It seems that the UK is headed for an energy crisis. National consumption is catching up on available supply, increasing the risk of blackouts and leaving us poorly equipped to handle sudden spikes in demand. According to Ofgem’s latest Electricity Capacity Assessment Report, the available capacity margin is expected to drop to just over 2% by the winter of 2015-16, compared with 14% two years ago. This is set to be the lowest figure for a generation, with National Grid placing its ‘last resort’ measures on standby in the event of an emergency.
These problems are frequently attributed to a steady surge in demand. In a recent statement to The Sunday Times, for example, the mayor of London Boris Johnson warned that the city’s power stations were already working at full capacity, and would struggle to cope with the projected rise in population.
Yet according to Ofgem, this past year has actually seen a sharp reduction in energy demand, an improvement brought on by a combination of energy efficiency measures. These changes, however, were unfortunately not enough to offset the even greater reduction in available electricity supply. With one–fifth of UK power stations due to close by 2020, we need to find still better and more effective ways of managing national demand, avoiding the nightmare scenario of nation-wide blackouts.
Energy consumption is hugely variable. It undergoes periodic cycles that span across days, weeks and even seasons, with certain periods seeing tremendous peaks in demand. The half-time surge during England’s group stage match against Uruguay at the 2014 World Cup, for instance, was predicted to be in excess of 1.3 gigawatts. That is the equivalent of 520,000 kettles being turned on nationwide, and would have burned right through a national capacity margin of 2%.
Ensuring enough energy is on tap at these moments of peak demand is one of the key problems of energy management. Renewable energy sources, which are becoming increasingly popular in the UK, bring further complications in that the energy generated may not be continuously available at peak usage times. Wind turbines and solar panels, for instance, are almost entirely reliant on the vagaries of the weather.
It is therefore crucially important that we develop techniques shifting energy usage away from peak times and lessening the strain on the grid, a process known as Dynamic Demand. In order to encourage innovation in this field, Nesta's Centre for Challenge Prizes ran the Dynamic Demand Challenge, a competition worth £50,000 to support and fund new technologies that address this problem. The challenge was run in partnership with the National Physical Laboratory’s (NPL’s) Centre for Carbon Measurement, National Grid, Climate-KIC and Imperial College London.
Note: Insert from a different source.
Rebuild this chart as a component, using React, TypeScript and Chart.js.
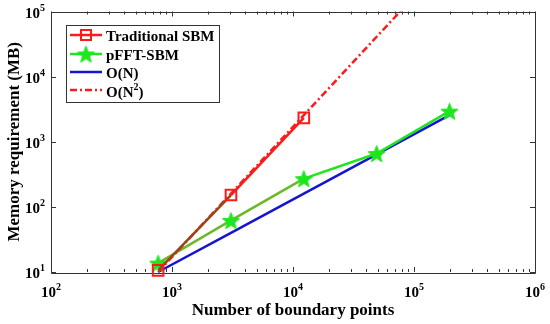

The Dynamic Demand Challenge finalists were chosen from a field of 75 entries from across Europe, all of whom participated in a 36 hour Hackathon at Imperial College London to help fine-tune their ideas. The five chosen finalists then received funding and expert guidance from the NPL, the UK’s National Measurement Institute, to model the potential of their devices to reduce emissions and shift demand.
After a rigorous judging process, the £50,000 prize was awarded to a team from Exergy Devices for their smart controller Hestia. Intended for domestic use, Hestia could provide a peak demand shifting capacity of 1.7GW if rolled out across the country, saving homeowners £200 each in the process. The device works by modulating electricity demand according to the needs of electricity suppliers and National Grid, all the while prioritising the comfort of the consumer.
By contrast, runners-up UPSide pioneered a cloud-based service to merge the energy needs of multiple devices into what they call a ‘virtual energy store’, making it easier for the grid to balance supply and demand. They have since been awarded a place on the Climate-KIC accelerator, which gives companies the opportunities and practical tools to transform their ideas into commercial successes, with a prize of 25,000 Euros and continued business mentoring.
Finalists Kudos developed a system which allowed households to manually shift their own energy demand and compete to win rewards for their local community.
Rival team thEnergy, for their part, combined domestic heat pumps with Thermal Accumulators in such a way that each household could be decoupled from the grid when no further electricity was called for. Powervault, the fifth of the finalists, designed a product capable of prioritising user consumption according to the needs of the grid. Like all the others listed above, it has significant potential to reduce carbon emissions while lowering consumers’ heating bills.
Dynamic Demand will be a key tool in helping us better manage our dwindling supplies of energy. There is tremendous potential for growth in this field, and much more needs to be done to encourage those with exciting ideas to take them through to the marketplace. Governments must provide suitable incentives, energy companies should proactively adopt new technologies, and end users need to be shown the key role they have to play in the process.
Whether by buying and implementing dynamic demand technologies in the home, or selecting energy suppliers who have proven their commitment to the issue, consumers must understand that they are not powerless – until the power finally runs out.